**Instructions for the task**:
From the first line of the data below through the line bearing "(progA) at (425,173)", reproduce each line exactly; do not include pictures.

## start

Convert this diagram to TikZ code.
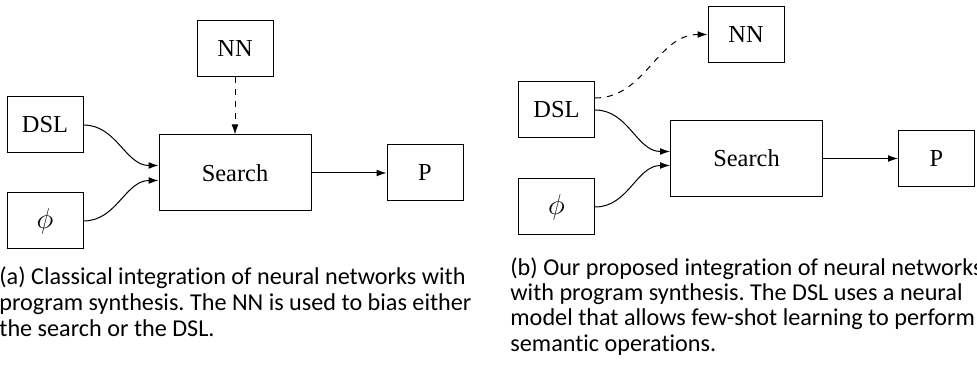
\documentclass[tikz,border=0pt]{standalone}
\usepackage{fontspec}
\setmainfont{Liberation Serif}
\newfontfamily\capfont[Ligatures=NoCommon]{Carlito}
\usetikzlibrary{arrows.meta}
\begin{document}
\frenchspacing
\begin{tikzpicture}[
        x=0.5pt, y=-0.5pt,
        box/.style={rectangle, draw, line width=0.5pt, minimum width=38pt, minimum height=28pt, inner sep=0pt, font=\fontsize{12.2}{14}\selectfont},
        bigbox/.style={box, minimum width=76pt, minimum height=38pt},
        arrow/.style={-{Latex[length=5pt,width=3.4pt]}, line width=0.5pt},
        caption/.style={anchor=base west, inner sep=0pt, font=\capfont\fontsize{12.1}{13}\selectfont}
    ]
        \useasboundingbox (0,0) rectangle (977,368);

        % (a) Classical integration
        \node[box] (nnA) at (235,48.5) {NN};
        \node[box] (dslA) at (45,125) {DSL};
        \node[box] (phiA) at (45,221) {\fontsize{14.4}{16}\selectfont$\phi$};
        \node[bigbox] (searchA) at (235,173) {Search};
        \node[box] (progA) at (425,173) {P};

        \draw[arrow] (dslA.east) to[out=0, in=180] ([yshift=3.75pt]searchA.west);
        \draw[arrow] (phiA.east) to[out=0, in=180] ([yshift=-3.75pt]searchA.west);
        \draw[arrow, dashed] (nnA) -- (searchA);
        \draw[arrow] (searchA) -- (progA);

        % (b) Proposed integration
        \node[box] (nnB) at (746,34.5) {NN};
        \node[box] (dslB) at (556.5,110) {DSL};
        \node[box] (phiB) at (556.5,207) {\fontsize{14.4}{16}\selectfont$\phi$};
        \node[bigbox] (searchB) at (746.5,158.5) {Search};
        \node[box] (progB) at (936.5,158.5) {P};

        \draw[arrow, dashed] ([yshift=6pt]dslB.east) to[out=0, in=180] (nnB.west);
        \draw[arrow] (dslB.east) to[out=0, in=180] ([yshift=3.5pt]searchB.west);
        \draw[arrow] (phiB.east) to[out=0, in=180] ([yshift=-3.5pt]searchB.west);
        \draw[arrow] (searchB) -- (progB);

        % Captions
        \node[caption] (capA1) at (-1,285) {(a) Classical integration of neural networks with};
        \node[caption] (capA2) at (-1,310.5) {program synthesis. The NN is used to bias either};
        \node[caption] (capA3) at (-1,336) {the search or the DSL.};
        \node[caption] (capB1) at (510,275) {(b) Our proposed integration of neural networks};
        \node[caption] (capB2) at (510,300.3) {with program synthesis. The DSL uses a neural};
        \node[caption] (capB3) at (510,325.6) {model that allows few-shot learning to perform};
        \node[caption] (capB4) at (510,351) {semantic operations.};
    \end{tikzpicture}
\end{document}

## end

**Output**:
Convert this diagram to TikZ code.
\documentclass[tikz,border=0pt]{standalone}
\usepackage{fontspec}
\setmainfont{Liberation Serif}
\newfontfamily\capfont[Ligatures=NoCommon]{Carlito}
\usetikzlibrary{arrows.meta}
\begin{document}
\frenchspacing
\begin{tikzpicture}[
        x=0.5pt, y=-0.5pt,
        box/.style={rectangle, draw, line width=0.5pt, minimum width=38pt, minimum height=28pt, inner sep=0pt, font=\fontsize{12.2}{14}\selectfont},
        bigbox/.style={box, minimum width=76pt, minimum height=38pt},
        arrow/.style={-{Latex[length=5pt,width=3.4pt]}, line width=0.5pt},
        caption/.style={anchor=base west, inner sep=0pt, font=\capfont\fontsize{12.1}{13}\selectfont}
    ]
        \useasboundingbox (0,0) rectangle (977,368);

        % (a) Classical integration
        \node[box] (nnA) at (235,48.5) {NN};
        \node[box] (dslA) at (45,125) {DSL};
        \node[box] (phiA) at (45,221) {\fontsize{14.4}{16}\selectfont$\phi$};
        \node[bigbox] (searchA) at (235,173) {Search};
        \node[box] (progA) at (425,173) {P};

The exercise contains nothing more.